From the Blog

June 23, 2016

Thailand Royal Tonsure Ceremony

Traditions of Thailand – Royal Tonsure Ceremony

 

Tonsure is the practice of cutting or shaving some or all of the hair on the scalp, as a sign of religious devotion or humility and where once, in Thailand, the entire male population would be required to shave their heads in mourning, on the demise of a King.

While Tonsure after the death of an elder member of the family is in fact an age-old Hindu custom, it is mirrored in Buddhism. The underlying concept is that hair is a symbolic offering to the gods, representing a real sacrifice of beauty, hence shaving your head shows your grief for the departed soul.

Many cultures through-out the world have their own Tonsure rituals, generally it marks the transition from infancy to adolescence and is when the topknot of the child is ceremonially cut. In Buddhism, tonsure is a part of the rite of pabbajja and also a part of becoming a monk (Skt. Bhikshu) or nun (Skt. Bhikshuni), which involves shaving both the head and face.

 

Thailand Royal Tonsure Ceremony

Topknot Ceremony

It is believed that here in Thailand this ancient ceremony (also known as the ritual of the topknot or chuk in Thai), as with so much in the Kingdom has its roots in Hinduism.

The rite is traditionally performed during an uneven year of the child’s age (the ninth, 11th or 13th year) and before he or she has reached puberty. This is because odd numbers are regarded as favorable to the Thai people.

Since the bloodless revolution in 1932, the custom regarding the king’s own children, has long fallen out of favor and into disuse, however, the traditional topknot ceremony with all its rituals, is still practiced among a number of Thai people.

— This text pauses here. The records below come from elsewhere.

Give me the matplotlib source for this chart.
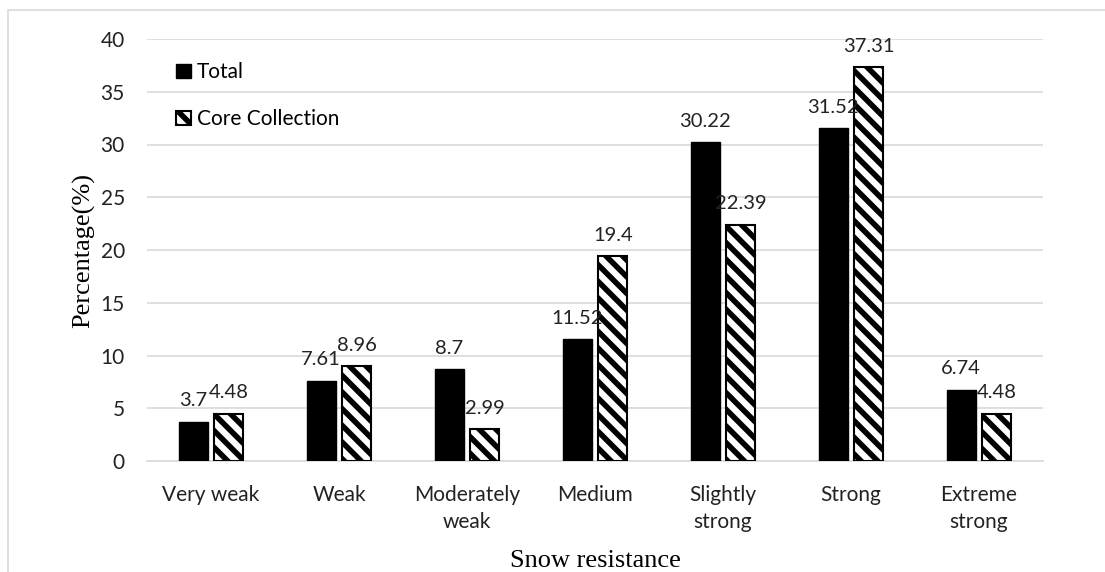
import matplotlib
matplotlib.use("Agg")
import matplotlib.pyplot as plt
import numpy as np
from matplotlib.patches import Rectangle

categories = ["Very weak", "Weak", "Moderately\nweak", "Medium",
              "Slightly\nstrong", "Strong", "Extreme\nstrong"]
total = [3.7, 7.61, 8.7, 11.52, 30.22, 31.52, 6.74]
core = [4.48, 8.96, 2.99, 19.4, 22.39, 37.31, 4.48]
yticks = [0, 5, 10, 15, 20, 25, 30, 35, 40]

plt.rcParams['hatch.linewidth'] = 4.0
plt.rcParams['font.family'] = ['Lato', 'DejaVu Sans']

fig = plt.figure(figsize=(11.05, 5.72), dpi=100)
ax = fig.add_axes([147/1105, 1 - 461/572, 896/1105, 422/572])

# light grey frame around the chart (left + top visible)
fig.patches.append(Rectangle((7.5/1105, -0.1), 1.2, 1.1 - 10/572,
                             transform=fig.transFigure, fill=False,
                             edgecolor='#d9d9d9', lw=1.2, zorder=0))

x = np.arange(len(categories))
w = 0.227
off = 0.14
b1 = ax.bar(x - off, total, w, color='black', edgecolor='black', lw=1,
            label='Total', zorder=3)
b2 = ax.bar(x + off, core, w, color='white', edgecolor='black', lw=1.5,
            hatch='\\\\', label='Core Collection', zorder=3)

ax.bar_label(b1, labels=[f"{v:g}" for v in total], padding=9, fontsize=14.5,
             color='#222222')
ax.bar_label(b2, labels=[f"{v:g}" for v in core], padding=9, fontsize=14.5,
             color='#222222')

ax.set_xlim(-0.5, 6.5)
ax.set_ylim(0, 40)
ax.set_yticks(yticks)
ax.set_xticks(x)
ax.set_xticklabels(categories, fontsize=15, color='#222222', linespacing=1.45)
ax.tick_params(axis='y', labelsize=15, labelcolor='#222222', length=0, pad=16)
ax.tick_params(axis='x', length=0, pad=17)
ax.grid(axis='y', color='#d9d9d9', lw=1.2, zorder=0)
ax.set_axisbelow(True)
for s in ['top', 'right', 'left']:
    ax.spines[s].set_visible(False)
ax.spines['bottom'].set_color('#d9d9d9')
ax.spines['bottom'].set_linewidth(1.2)

ax.set_ylabel('Percentage(%)', family='Liberation Serif', fontsize=19,
              labelpad=4)
ax.set_xlabel('Snow resistance', family='Liberation Serif', fontsize=19,
              labelpad=13)

ax.legend(loc='upper left', bbox_to_anchor=(0.023, 0.965), frameon=False,
          fontsize=15, handlelength=0.7, handleheight=0.7, handletextpad=0.3,
          labelspacing=1.3, borderaxespad=0)

plt.savefig('out.png', dpi=100)
plt.close()
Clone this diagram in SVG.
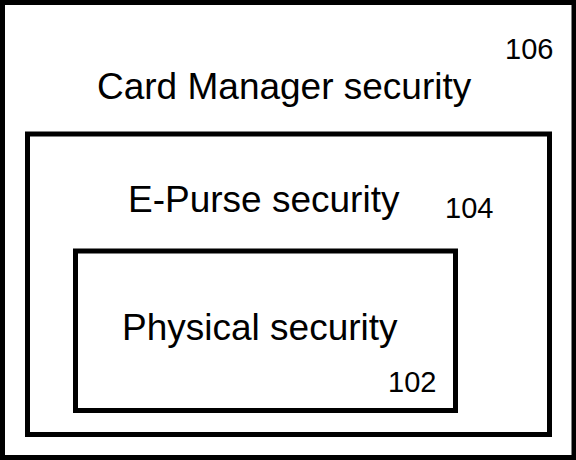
<svg xmlns="http://www.w3.org/2000/svg" width="576" height="460" viewBox="0 0 576 460">
<style>
.box{fill:none;stroke:#000;stroke-width:5}
.lbl{font-family:"Liberation Sans",Arial,sans-serif;font-size:37px;fill:#000}
.num{font-family:"Liberation Sans",Arial,sans-serif;font-size:29px;fill:#000}
</style>
<rect width="576" height="460" fill="#fff"/>
<g id="card-manager">
<rect class="box" x="2.5" y="2.5" width="571.5" height="455"/>
<text class="lbl" x="97" y="99">Card Manager security</text>
<text class="num" x="505" y="59">106</text>
</g>
<g id="e-purse">
<rect class="box" x="27.5" y="134" width="522" height="300.5"/>
<text class="lbl" x="128" y="212">E-Purse security</text>
<text class="num" x="445" y="218">104</text>
</g>
<g id="physical">
<rect class="box" x="75.5" y="251" width="380" height="159.5"/>
<text class="lbl" x="122" y="340">Physical security</text>
<text class="num" x="388" y="392">102</text>
</g>
<g id="connectors"/>
</svg>
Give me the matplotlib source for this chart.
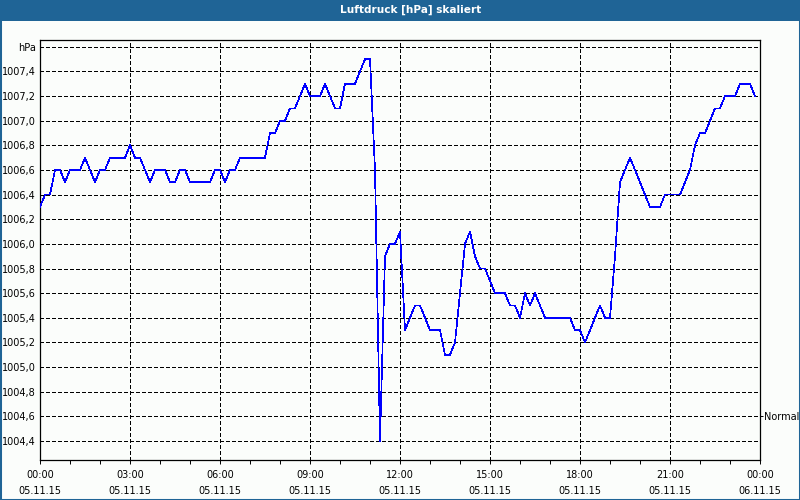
import numpy as np
import matplotlib
matplotlib.use("Agg")
import matplotlib.pyplot as plt
from matplotlib.patches import Rectangle

plt.rcParams['font.family'] = ['DejaVu Sans']
plt.rcParams['lines.scale_dashes'] = False

# Air pressure readings, every 10 minutes from 05.11.15 00:00
pressure = [
    1006.3, 1006.4, 1006.4, 1006.6, 1006.6, 1006.5,   # 00:00
    1006.6, 1006.6, 1006.6, 1006.7, 1006.6, 1006.5,   # 01:00
    1006.6, 1006.6, 1006.7, 1006.7, 1006.7, 1006.7,   # 02:00
    1006.8, 1006.7, 1006.7, 1006.6, 1006.5, 1006.6,   # 03:00
    1006.6, 1006.6, 1006.5, 1006.5, 1006.6, 1006.6,   # 04:00
    1006.5, 1006.5, 1006.5, 1006.5, 1006.5, 1006.6,   # 05:00
    1006.6, 1006.5, 1006.6, 1006.6, 1006.7, 1006.7,   # 06:00
    1006.7, 1006.7, 1006.7, 1006.7, 1006.9, 1006.9,   # 07:00
    1007.0, 1007.0, 1007.1, 1007.1, 1007.2, 1007.3,   # 08:00
    1007.2, 1007.2, 1007.2, 1007.3, 1007.2, 1007.1,   # 09:00
    1007.1, 1007.3, 1007.3, 1007.3, 1007.4, 1007.5,   # 10:00
    1007.5, 1006.6, 1004.4, 1005.9, 1006.0, 1006.0,   # 11:00
    1006.1, 1005.3, 1005.4, 1005.5, 1005.5, 1005.4,   # 12:00
    1005.3, 1005.3, 1005.3, 1005.1, 1005.1, 1005.2,   # 13:00
    1005.6, 1006.0, 1006.1, 1005.9, 1005.8, 1005.8,   # 14:00
    1005.7, 1005.6, 1005.6, 1005.6, 1005.5, 1005.5,   # 15:00
    1005.4, 1005.6, 1005.5, 1005.6, 1005.5, 1005.4,   # 16:00
    1005.4, 1005.4, 1005.4, 1005.4, 1005.4, 1005.3,   # 17:00
    1005.3, 1005.2, 1005.3, 1005.4, 1005.5, 1005.4,   # 18:00
    1005.4, 1005.9, 1006.5, 1006.6, 1006.7, 1006.6,   # 19:00
    1006.5, 1006.4, 1006.3, 1006.3, 1006.3, 1006.4,   # 20:00
    1006.4, 1006.4, 1006.4, 1006.5, 1006.6, 1006.8,   # 21:00
    1006.9, 1006.9, 1007.0, 1007.1, 1007.1, 1007.2,   # 22:00
    1007.2, 1007.2, 1007.3, 1007.3, 1007.3, 1007.2,   # 23:00
]
interval_minutes = 10
hours = np.arange(len(pressure)) * interval_minutes / 60.0

x_tick_hours = [0, 3, 6, 9, 12, 15, 18, 21, 24]
x_tick_labels = ["00:00\n05.11.15", "03:00\n05.11.15", "06:00\n05.11.15",
                 "09:00\n05.11.15", "12:00\n05.11.15", "15:00\n05.11.15",
                 "18:00\n05.11.15", "21:00\n05.11.15", "00:00\n06.11.15"]
y_ticks = [1004.4, 1004.6, 1004.8, 1005.0, 1005.2, 1005.4, 1005.6, 1005.8,
           1006.0, 1006.2, 1006.4, 1006.6, 1006.8, 1007.0, 1007.2, 1007.4, 1007.6]
y_tick_labels = ["1004,4", "1004,6", "1004,8", "1005,0", "1005,2", "1005,4",
                 "1005,6", "1005,8", "1006,0", "1006,2", "1006,4", "1006,6",
                 "1006,8", "1007,0", "1007,2", "1007,4", "hPa"]
normal_level = [1004.6]
normal_label = ["Normal"]
title = "Luftdruck [hPa] skaliert"

bg = '#fbfdfb'
bar = '#1f6496'

fig = plt.figure(figsize=(8, 5), dpi=100, facecolor=bg)
fig.patches.append(Rectangle((0, 1 - 21/500), 1, 21/500, transform=fig.transFigure,
                             facecolor=bar, edgecolor='none', zorder=0))
fig.patches.append(Rectangle((0, 0), 1, 1, transform=fig.transFigure, fill=False,
                             edgecolor=bar, linewidth=2.2, zorder=5))
fig.text(411/800, 1 - 10/500, title, color='white', fontsize=7.6, fontweight='bold',
         ha='center', va='center')

ax = fig.add_axes([40/800, 40/500, 720/800, 420/500])
ax.set_facecolor(bg)
ax.plot(hours, pressure, color='#0000ff', linewidth=0.5, antialiased=False, zorder=3)

ax.set_xlim(0, 24)
ax.set_ylim(1004.246, 1007.655)
ax.set_xticks(x_tick_hours)
ax.set_xticklabels(x_tick_labels, fontsize=7, linespacing=1.75)
ax.set_xticks(np.arange(0, 25, 1), minor=True)
ax.set_yticks(y_ticks)
ax.set_yticklabels(y_tick_labels, fontsize=7)
ax.tick_params(axis='y', length=0, pad=3)
ax.tick_params(axis='x', which='both', length=3, width=0.7, direction='out', pad=4)
ax.grid(True, which='major', color='black', linestyle=(0, (2.2, 1.6)),
        linewidth=0.7, antialiased=False)
for s in ax.spines.values():
    s.set_linewidth(0.9)
    s.set_color('black')

ax2 = ax.twinx()
ax2.set_ylim(ax.get_ylim())
ax2.set_yticks(normal_level)
ax2.set_yticklabels(normal_label, fontsize=7)
ax2.tick_params(axis='y', length=2, width=0.7, pad=1)
for s in ax2.spines.values():
    s.set_visible(False)

fig.savefig("out.png", dpi=100, facecolor=bg)
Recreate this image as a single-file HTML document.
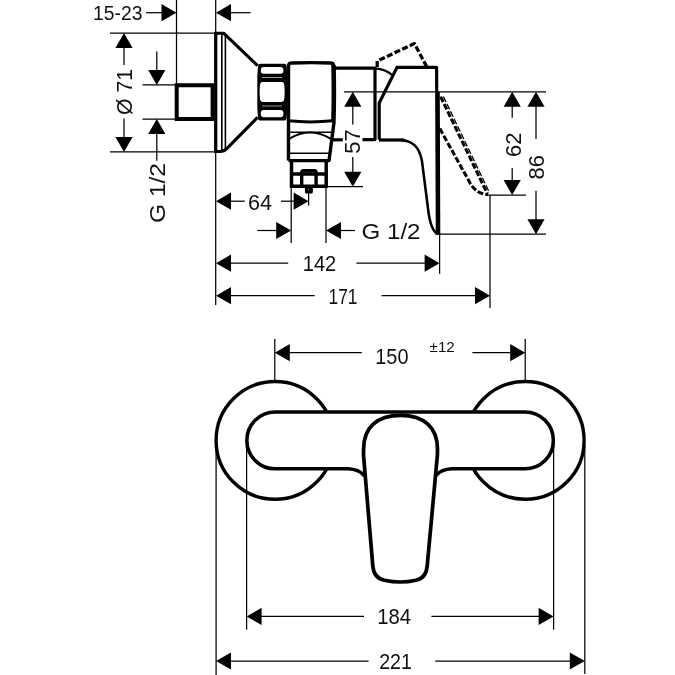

The ceremony would normally be played out over three days, with monks and guests taking part in Buddhist chanting and sermons, entertainment would also be provided by way of theatrical events and a party, with the arrival of dawn on the third day, the topknot is cut.

 

Thailand Royal Tonsure Ceremony 1911 - A royal prince

Royal Prince 1911

 

The Mon People of Thailand

One also sees the custom maintained, though increasingly rarely, among the children of the Mon ethnic minority, living along the banks of the Chao Phraya River; the famous River of Kings, running through Bangkok. The writer De Young (1898 – 1984) wrote at the turn of the century “no other event in the life of any Siamese is celebrated with anything like the expense that attends the topknot cutting, except perhaps a funeral’’.

 

The Royal Chuk

Thailand Royal Tonsure Ceremony 1

 

The above picture shows H.M. King Chulalongkorn (Rama V) waiting for the palanquin that would carry HRH Crown Prince Maha Vajirunhis (standing infront of the King) during the Crown Prince’s tonsure ceremony

 

The Royal Children

For the royal children, (the last such royal occasion was 3 months prior to the 1932 coupe), the rite was an elaborate ceremony that sometimes lasted seven days and was for centuries held at the Grand Palace in Bangkok. The ceremony culminated with the king cutting off the hair knot, which was then normally placed, on a banana leaf and allowed to drift away on the Chao Phraya River.

Both Buddhist monks and Brahmin priests officiated at the royal tonsure (as they do today for those that still practice the ceremony), with the actual date of the ceremony carefully chosen by the royal astrologers, as it had to be free of any malign influence, plus the alignment of the stars had to be just right.

As with most Thai ceremonies and festivals, superstition and elaborate rituals are interwoven into the event, usually derived from a multitude of beliefs and customs of varying origin.

 

Touching the head of an adult in Thailand

Thailand Royal Tonsure Ceremony circa 1890

Circa 1890

This once common, colourful ceremony also goes some way to explain why it is not acceptable to touch an adult Thai persons head.

In Thailand, a culture much influenced by Hindu beliefs and ritual, it is believed the spirit of life enters the top of the cranium and from which it departs again at death. For this reason, in Thailand, the head is the sacred portal of the spirit and therefore not to be treated lightly.